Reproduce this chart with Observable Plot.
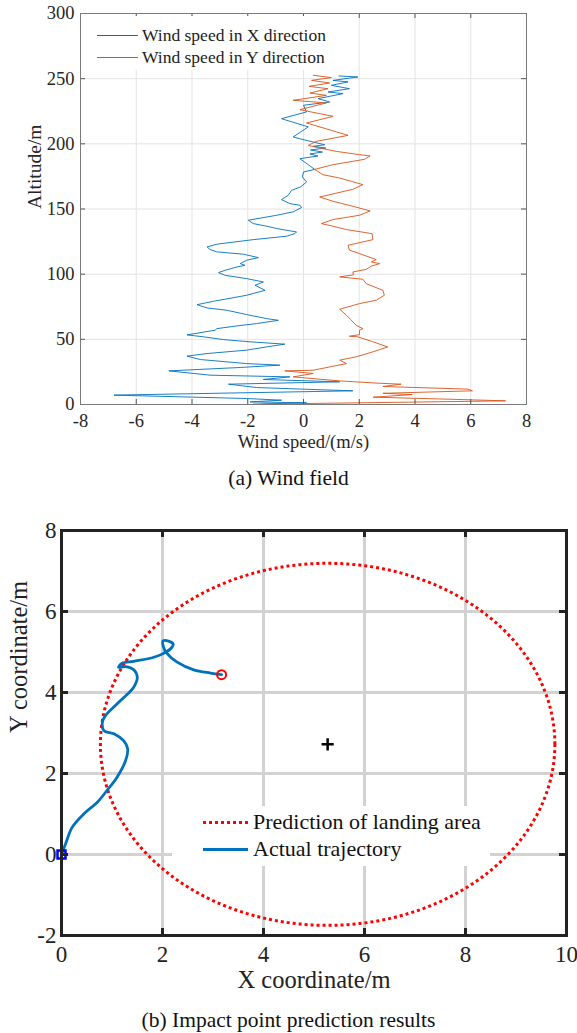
<!DOCTYPE html>
<html><head><meta charset="utf-8">
<script src="https://cdn.jsdelivr.net/npm/d3@7"></script>
<script src="https://cdn.jsdelivr.net/npm/@observablehq/plot@0.6"></script>
<style>
body{margin:0;background:#fff;font-family:"Liberation Serif","Times New Roman",serif;}
#wrap{position:relative;width:577px;height:1033px;overflow:hidden;}
.cap{position:absolute;left:0;width:577px;text-align:center;font-size:21.5px;color:#111;line-height:24px;}
.leg{position:absolute;background:#fff;}
.lt{position:absolute;white-space:nowrap;color:#111;}
svg text{font-family:"Liberation Serif","Times New Roman",serif !important;}
</style></head><body><div id="wrap"></div>
<script>
// ---------- (a) Wind field ----------
const windAltX = [0.3,1.3,2,3.3,4.6,7.2,10.5,13,15.6,17.4,19.2,21.2,22.5,25.8,28.4,30.2,31.4,34.5,37.1,39.1,41.7,44.2,46.3,48.1,49.8,51.9,53.4,57,58.2,60.3,62.1,64.6,65.9,69,72.3,74.1,76.6,79.2,83.8,87.6,91.5,94,96.6,99.1,101.2,103,105.5,106.8,108.1,110.7,112.7,115.3,117.1,118.9,120.9,123,126.5,129.1,131.1,132.4,135,136.8,138.8,141.4,145.2,147.8,151.1,152.9,154.1,157.2,160.5,164.3,166.9,170.7,174.6,178.4,180.4,184,188.6,190.7,192.2,193.7,195.3,196.8,198.1,199.3,201.4,203.9,205.3,213,219.3,224.5,229.6,232.1,234.7,238.5,239.8,242.3,244.9,247.5,248.7,251.3,252.1];
const windSpeedX = [-1.8,0.11,-1.92,-0.79,-2.04,-6.8,1.77,-1.68,-2.69,1.3,-1.44,-0.49,-3.35,-4.83,-2.27,-0.85,-2.04,-3.7,-4.18,-3.46,-2.04,-1.32,-0.67,-1.92,-2.87,-3.58,-4.18,-3.17,-3.11,-2.39,-1.68,-0.9,-1.32,-2.04,-2.75,-3.46,-3.82,-3.23,-2.04,-1.38,-1.74,-1.44,-2.04,-2.81,-3.05,-2.81,-2.39,-2.1,-2.27,-2.04,-1.62,-2.15,-3.11,-3.35,-3.46,-3.11,-1.8,-0.61,-0.31,-0.25,-0.96,-1.32,-1.8,-1.98,-0.96,-0.37,-0.07,-0.13,-0.49,-0.79,-0.55,-0.43,-0.11,0.11,-0.04,0,0.4,0.17,-0.13,0.52,0.23,0.68,0.25,0.8,0.35,0.76,0.35,-0.13,-0.37,0.17,-0.79,0.11,0,0.94,0.52,1.42,0.88,1.65,1.0,1.6,1.06,1.95,1.27];
const windAltY = [0.3,2.8,4.2,5.6,7.6,8.6,10.5,11.8,13.8,15.6,16.3,18.1,21.2,23.8,25.8,26.3,31.4,34,36.6,40.4,44.2,48.1,51.9,52.4,53.6,57,58.2,60.8,65,68.5,73.1,77.4,80,83.8,87.6,92.7,96.1,97.9,99.5,101.7,103.7,106.1,108.1,109.4,111.2,115.8,118.4,122.2,126.5,131.1,134.2,136.8,138.8,141.9,145.2,148.5,152.1,155.9,159.2,165.1,168.7,173.8,176.3,180.4,184,188.1,190.7,191.7,194.2,196.8,198.8,201.9,206.5,216,221.1,226.2,231.4,233.4,237.2,239,242.3,244.1,246.7,248.7,250.8,252.6];
const windSpeedY = [-1.5,7.25,5.0,2.5,3.9,2.85,6.06,5.9,2.85,3.5,2.73,1.3,-0.37,0.35,-0.67,0.35,1.54,1.3,1.89,2.49,3.02,2.49,1.95,1.65,2.01,2.01,2.13,1.89,1.7,1.54,1.3,2.01,2.61,2.9,2.85,2.25,2.13,1.3,1.8,1.77,2.25,2.43,2.73,2.43,2.61,2.01,1.65,1.6,2.49,2.46,1.54,1.06,0.64,1.06,2.01,2.39,1.77,1.06,0.58,1.77,2.13,1.29,0.7,0.4,1.06,2.19,2.39,2.01,1.18,0.58,0.17,0.46,1.6,0.11,1.06,-0.13,0.82,-0.37,0.82,0.23,0.88,0.2,0.94,0.29,1.0,0.35];
const windXTicks = [-8,-6,-4,-2,0,2,4,6,8];
const windYTicks = [0,50,100,150,200,250,300];
const windSeriesNames = ["Wind speed in X direction","Wind speed in Y direction"];

// ---------- (b) Impact point ----------
const trajX = [0,0.08,0.21,0.44,0.71,0.9,1.1,1.27,1.31,1.23,1.04,0.84,0.81,0.87,1.17,1.43,1.5,1.43,1.27,1.13,1.2,1.43,1.83,2.06,2.19,2.21,2.12,2.01,2.02,2.08,2.29,2.62,2.95,3.17];
const trajY = [0,0.26,0.67,1.0,1.29,1.58,1.91,2.32,2.61,2.81,2.98,3.06,3.27,3.43,3.8,4.13,4.38,4.56,4.64,4.62,4.72,4.77,4.87,4.99,5.12,5.2,5.27,5.27,5.12,4.98,4.75,4.56,4.48,4.44];
const areaCenter = [5.27, 2.72];
const areaRadii = [4.5, 4.47];
const impactXTicks = [0,2,4,6,8,10];
const impactYTicks = [-2,0,2,4,6,8];
const impactSeriesNames = ["Prediction of landing area","Actual trajectory"];

const serif = '"Liberation Serif","Times New Roman",serif';
const hyph = d => (d < 0 ? "-" + Math.abs(d) : String(d));
const wrap = document.getElementById("wrap");

// ----- chart 1 -----
const c1 = {W:577, H:460, ML:80, MR:51, MT:13, MB:56};
const ph1 = c1.H - c1.MT - c1.MB, pw1 = c1.W - c1.ML - c1.MR;
const tky1 = 5 / ph1 * 300, tkx1 = 5 / pw1 * 16;
const dataX = windAltX.map((a, i) => ({alt: a, w: windSpeedX[i]}));
const dataY = windAltY.map((a, i) => ({alt: a, w: windSpeedY[i]}));
const blue1 = "#0072BD", orange1 = "#D95319";
const plot1 = Plot.plot({
  width: c1.W, height: c1.H, marginLeft: c1.ML, marginRight: c1.MR, marginTop: c1.MT, marginBottom: c1.MB,
  style: {fontFamily: serif, fontSize: "18px", color: "#262626", background: "transparent"},
  x: {domain: [-8, 8], label: null},
  y: {domain: [0, 300], label: null},
  marks: [
    Plot.gridX(windXTicks, {stroke: "#e3e3e3", strokeOpacity: 1}),
    Plot.gridY(windYTicks, {stroke: "#e3e3e3", strokeOpacity: 1}),
    Plot.line(dataX, {x: "w", y: "alt", stroke: blue1, strokeWidth: 0.9}),
    Plot.line(dataY, {x: "w", y: "alt", stroke: orange1, strokeWidth: 0.9}),
    Plot.ruleX(windXTicks, {x: d => d, y1: 0, y2: tky1, stroke: "#555"}),
    Plot.ruleX(windXTicks, {x: d => d, y1: 300, y2: 300 - tky1, stroke: "#555"}),
    Plot.ruleY(windYTicks, {y: d => d, x1: -8, x2: -8 + tkx1, stroke: "#555"}),
    Plot.ruleY(windYTicks, {y: d => d, x1: 8, x2: 8 - tkx1, stroke: "#555"}),
    Plot.frame({stroke: "#7a7a7a"}),
    Plot.axisX(windXTicks, {tickSize: 0, tickPadding: 9, tickFormat: hyph, label: null, fontFamily: serif, fontSize: 18.5}),
    Plot.axisY(windYTicks, {tickSize: 0, tickPadding: 6, tickFormat: hyph, label: null, fontFamily: serif, fontSize: 18.5}),
    Plot.text(["Wind speed/(m/s)"], {frameAnchor: "bottom", lineAnchor: "middle", dy: 38, fontSize: 18.5, fontFamily: serif, fill: "#262626"}),
    Plot.text(["Altitude/m"], {frameAnchor: "left", dx: -46, rotate: -90, fontSize: 19.5, fontFamily: serif, fill: "#262626"})
  ]
});
plot1.style.position = "absolute"; plot1.style.left = "0px"; plot1.style.top = "0px";
wrap.appendChild(plot1);

// legend 1
const leg1 = document.createElement("div");
leg1.className = "leg";
Object.assign(leg1.style, {left: "83px", top: "16px", width: "254px", height: "54px"});
wrap.appendChild(leg1);
[[blue1, 35], [orange1, 57]].forEach(([col, y], i) => {
  const ln = document.createElement("div");
  Object.assign(ln.style, {position: "absolute", left: "97px", top: (y - 0.5) + "px", width: "41px", height: "1px", background: col});
  wrap.appendChild(ln);
  const t = document.createElement("div");
  t.className = "lt";
  Object.assign(t.style, {left: "142px", top: (y - 11) + "px", fontSize: "17.5px", lineHeight: "22px", color: "#222"});
  t.textContent = windSeriesNames[i];
  wrap.appendChild(t);
});
const cap1 = document.createElement("div");
cap1.className = "cap"; cap1.style.top = "466px"; cap1.textContent = "(a) Wind field";
wrap.appendChild(cap1);

// ----- chart 2 -----
const c2 = {W:577, H:500, ML:61, MR:11, MT:30, MB:65, top:500};
const ph2 = c2.H - c2.MT - c2.MB, pw2 = c2.W - c2.ML - c2.MR;
const tky2 = 7 / ph2 * 10, tkx2 = 7 / pw2 * 10;
const traj = trajX.map((x, i) => ({x, y: trajY[i]}));
const ellipse = d3.range(0, 361, 1).map(t => ({
  x: areaCenter[0] + areaRadii[0] * Math.cos(t * Math.PI / 180),
  y: areaCenter[1] + areaRadii[1] * Math.sin(t * Math.PI / 180)
}));
const plot2 = Plot.plot({
  width: c2.W, height: c2.H, marginLeft: c2.ML, marginRight: c2.MR, marginTop: c2.MT, marginBottom: c2.MB,
  style: {fontFamily: serif, fontSize: "23px", color: "#222", background: "transparent"},
  x: {domain: [0, 10], label: null},
  y: {domain: [-2, 8], label: null},
  marks: [
    Plot.gridX(impactXTicks, {stroke: "#d2d2d2", strokeOpacity: 1, strokeWidth: 3}),
    Plot.gridY(impactYTicks, {stroke: "#d2d2d2", strokeOpacity: 1, strokeWidth: 3}),
    Plot.line(ellipse, {x: "x", y: "y", stroke: "#ff0000", strokeWidth: 3, strokeDasharray: "3 3", strokeLinecap: "butt"}),
    Plot.line(traj, {x: "x", y: "y", stroke: "#0072BD", strokeWidth: 2.8, curve: "catmull-rom"}),
    Plot.dot([areaCenter], {x: d => d[0], y: d => d[1], symbol: "plus", r: 4, stroke: "#000", strokeWidth: 2.5}),
    Plot.dot([traj[traj.length - 1]], {x: "x", y: "y", r: 4.5, stroke: "#ff0000", strokeWidth: 2, fill: "none"}),
    Plot.dot([traj[0]], {x: "x", y: "y", symbol: "square", r: 4.5, stroke: "#0000ff", strokeWidth: 2.5, fill: "none"}),
    Plot.ruleX(impactXTicks, {x: d => d, y1: -2, y2: -2 + tky2, stroke: "#222", strokeWidth: 3}),
    Plot.ruleX(impactXTicks, {x: d => d, y1: 8, y2: 8 - tky2, stroke: "#222", strokeWidth: 3}),
    Plot.ruleY(impactYTicks, {y: d => d, x1: 0, x2: tkx2, stroke: "#222", strokeWidth: 3}),
    Plot.ruleY(impactYTicks, {y: d => d, x1: 10, x2: 10 - tkx2, stroke: "#222", strokeWidth: 3}),
    Plot.frame({stroke: "#222", strokeWidth: 3}),
    Plot.axisX(impactXTicks, {tickSize: 0, tickPadding: 10, tickFormat: hyph, label: null, fontFamily: serif, fontSize: 23}),
    Plot.axisY(impactYTicks, {tickSize: 0, tickPadding: 5, tickFormat: hyph, label: null, fontFamily: serif, fontSize: 23}),
    Plot.text(["X coordinate/m"], {frameAnchor: "bottom", lineAnchor: "middle", dy: 45, fontSize: 24.5, fontFamily: serif, fill: "#222"}),
    Plot.text(["Y coordinate/m"], {frameAnchor: "left", dx: -42, rotate: -90, fontSize: 24.5, fontFamily: serif, fill: "#222"})
  ]
});
plot2.style.position = "absolute"; plot2.style.left = "0px"; plot2.style.top = c2.top + "px";
plot2.style.overflow = "visible";
wrap.appendChild(plot2);

// legend 2
const leg2 = document.createElement("div");
leg2.className = "leg";
Object.assign(leg2.style, {left: "172px", top: "806px", width: "318px", height: "60px"});
wrap.appendChild(leg2);
[[822, "dotted"], [849, "solid"]].forEach(([y, kind], i) => {
  const ln = document.createElement("div");
  if (kind === "dotted") {
    Object.assign(ln.style, {position: "absolute", left: "203px", top: (y - 1.5) + "px", width: "45px", height: "3px",
      background: "repeating-linear-gradient(90deg,#ff0000 0 3px,transparent 3px 6px)"});
  } else {
    Object.assign(ln.style, {position: "absolute", left: "203px", top: (y - 1.5) + "px", width: "45px", height: "3px", background: "#0072BD"});
  }
  wrap.appendChild(ln);
  const t = document.createElement("div");
  t.className = "lt";
  Object.assign(t.style, {left: "253px", top: (y - 13) + "px", fontSize: "22px", lineHeight: "26px", color: "#111"});
  t.textContent = impactSeriesNames[i];
  wrap.appendChild(t);
});
const cap2 = document.createElement("div");
cap2.className = "cap"; cap2.style.top = "1008px"; cap2.textContent = "(b) Impact point prediction results";
wrap.appendChild(cap2);
</script></body></html>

================================

SET EXERCISE —
From the material above, gather all lines that include the string "chart" and copy them.

COMPLETED EXERCISE —
Reproduce this chart with Observable Plot.
// ----- chart 1 -----
// ----- chart 2 -----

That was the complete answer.